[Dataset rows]

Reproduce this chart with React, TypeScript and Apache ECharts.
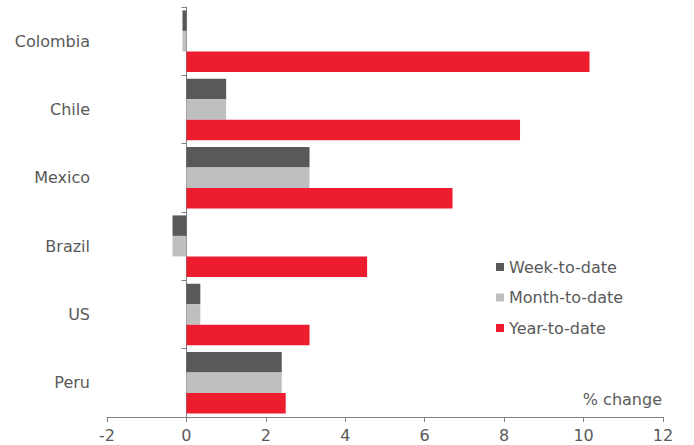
import React, { useEffect, useRef } from "react";
import * as echarts from "echarts";

const categories = ["Colombia", "Chile", "Mexico", "Brazil", "US", "Peru"];
const weekToDate = [-0.1, 1.0, 3.1, -0.35, 0.35, 2.4];
const monthToDate = [-0.1, 1.0, 3.1, -0.35, 0.35, 2.4];
const yearToDate = [10.15, 8.4, 6.7, 4.55, 3.1, 2.5];
const seriesNames = ["Week-to-date", "Month-to-date", "Year-to-date"];
const xTicks = { min: -2, max: 12, interval: 2 };

const FONT = "'DejaVu Sans', sans-serif";
const TEXT = "#595959";

export default function App() {
  const ref = useRef<HTMLDivElement>(null);
  useEffect(() => {
    if (!ref.current) return;
    const chart = echarts.init(ref.current, undefined, { renderer: "svg" });
    chart.setOption({
      animation: false,
      grid: { left: 107, right: 31, top: 7, bottom: 28, containLabel: false, outerBoundsMode: "none" },
      legend: {
        orient: "vertical",
        left: 491,
        top: 254,
        itemWidth: 8,
        itemHeight: 8,
        itemGap: 14.5,
        icon: "rect",
        textStyle: { fontFamily: FONT, fontSize: 16, color: TEXT },
        data: seriesNames,
      },
      xAxis: {
        type: "value",
        min: xTicks.min,
        max: xTicks.max,
        interval: xTicks.interval,
        splitLine: { show: false },
        axisLine: { show: true, lineStyle: { color: "#808080", width: 1 } },
        axisTick: { show: true, length: 5, lineStyle: { color: "#808080" } },
        axisLabel: { fontFamily: FONT, fontSize: 16, color: TEXT, margin: 10 },
      },
      yAxis: {
        type: "category",
        data: categories,
        inverse: true,
        axisLine: { show: true, onZero: true, lineStyle: { color: "#808080", width: 1 } },
        axisTick: { show: true, length: 5, lineStyle: { color: "#808080" } },
        axisLabel: { fontFamily: FONT, fontSize: 16, color: TEXT, margin: 17 },
      },
      graphic: [
        {
          type: "text",
          x: 662,
          y: 399,
          style: {
            text: "% change",
            font: `16px ${FONT}`,
            fill: TEXT,
            textAlign: "right",
            textVerticalAlign: "middle",
          },
        },
      ],
      series: [
        { name: seriesNames[0], type: "bar", data: weekToDate, itemStyle: { color: "#595959" }, barGap: "0%", barCategoryGap: "10%" },
        { name: seriesNames[1], type: "bar", data: monthToDate, itemStyle: { color: "#bfbfbf" }, barGap: "0%", barCategoryGap: "10%" },
        { name: seriesNames[2], type: "bar", data: yearToDate, itemStyle: { color: "#ed1c2e" }, barGap: "0%", barCategoryGap: "10%" },
      ],
    });
    return () => chart.dispose();
  }, []);
  return <div ref={ref} style={{ width: 694, height: 445, position: "absolute", left: 0, top: 0 }} />;
}
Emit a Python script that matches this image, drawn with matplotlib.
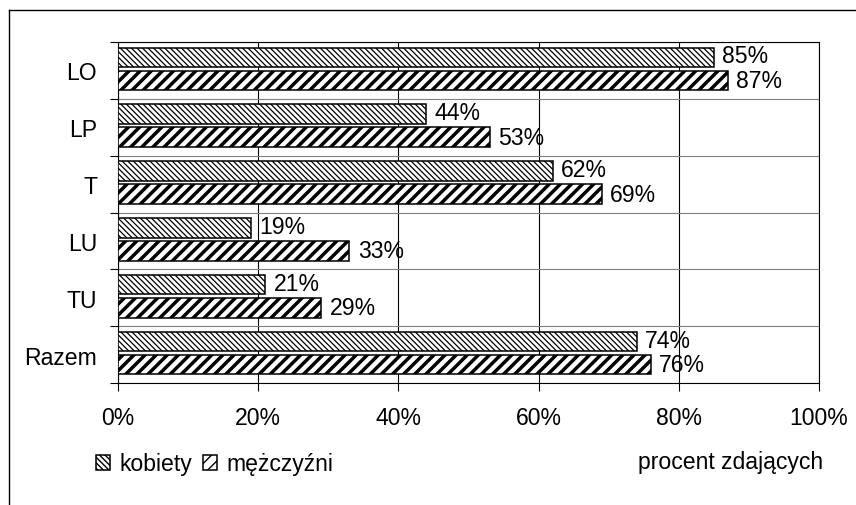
"""Horizontal hatched bar chart: pass rate by school type and sex."""

import matplotlib
matplotlib.use("Agg")
import matplotlib.pyplot as plt
from matplotlib.lines import Line2D
import numpy as np

categories = ["LO", "LP", "T", "LU", "TU", "Razem"]
kobiety = [85, 44, 62, 19, 21, 74]
mezczyzni = [87, 53, 69, 33, 29, 76]
series_names = ["kobiety", "mężczyźni"]
x_ticks = [0, 20, 40, 60, 80, 100]

plt.rcParams["font.family"] = ["Liberation Sans", "DejaVu Sans"]
FS = 16.6

fig = plt.figure(figsize=(8.56, 5.06), dpi=100)
ax = fig.add_axes([118 / 856, 1 - 384 / 506, 701 / 856, 341 / 506])

y = np.arange(len(categories))
h = 0.345


def hatched_barh(ypos, vals, hatch, hlw):
    with plt.rc_context({"hatch.linewidth": hlw}):
        bars = ax.barh(ypos, vals, height=h, color="white", edgecolor="black",
                       linewidth=1.1, hatch=hatch, zorder=3)
    for b in bars:
        if hasattr(b, "set_hatch_linewidth"):
            b.set_hatch_linewidth(hlw)
    return bars


b1 = hatched_barh(y - 0.23, kobiety, "\\" * 6, 0.9)
b2 = hatched_barh(y + 0.176, mezczyzni, "///", 2.5)

for yy, v in zip(y - 0.23, kobiety):
    ax.annotate(f"{v}%", (v, yy), xytext=(6, 1), textcoords="offset points",
                ha="left", va="center", fontsize=FS)
for yy, v in zip(y + 0.176, mezczyzni):
    ax.annotate(f"{v}%", (v, yy), xytext=(6, 0), textcoords="offset points",
                ha="left", va="center", fontsize=FS)

ax.set_xlim(0, 100)
ax.set_ylim(len(categories) - 0.5, -0.5)
ax.set_xticks(x_ticks)
ax.set_xticklabels([f"{t}%" for t in x_ticks], fontsize=FS)
ax.set_yticks(y)
ax.set_yticklabels(categories, fontsize=FS)
ax.set_yticks(np.arange(len(categories) + 1) - 0.5, minor=True)
ax.tick_params(axis="y", which="major", length=0, pad=15)
ax.tick_params(axis="y", which="minor", length=5.8, width=0.8, direction="out")
ax.tick_params(axis="x", which="major", length=5.8, width=0.8, direction="out", pad=11)

ax.grid(axis="x", which="major", color="black", linewidth=0.8, zorder=1)
ax.grid(axis="y", which="minor", color="#808080", linewidth=0.8, zorder=1)
ax.set_axisbelow(True)
for s in ax.spines.values():
    s.set_linewidth(0.8)
    s.set_color("black")

leg = fig.legend([b1[0], b2[0]], series_names, loc="center left",
                 bbox_to_anchor=(96 / 856, 1 - 465 / 506), ncol=2, frameon=False,
                 fontsize=FS, handlelength=0.6, handleheight=0.6,
                 handletextpad=0.4, columnspacing=0.5, borderpad=0, borderaxespad=0)

fig.text(823 / 856, 1 - 463 / 506, "procent zdających", ha="right", va="center",
         fontsize=FS)

# outer frame (only top and left edges visible in the crop)
fig.add_artist(Line2D([9 / 856, 9 / 856], [0, 1 - 11 / 506], transform=fig.transFigure,
                      color="black", linewidth=1.0))
fig.add_artist(Line2D([9 / 856, 1], [1 - 11 / 506, 1 - 11 / 506], transform=fig.transFigure,
                      color="black", linewidth=1.0))

fig.savefig("out.png", dpi=100)
plt.close(fig)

§ **What is required**
Reproduce only the lines of the records from the start up to and including the line that holds "import * as"; do not carry over any picture.

§ **Task response**
Reproduce this chart with React, TypeScript and Apache ECharts.
import React, { useEffect, useRef } from "react";
import * as echarts from "echarts";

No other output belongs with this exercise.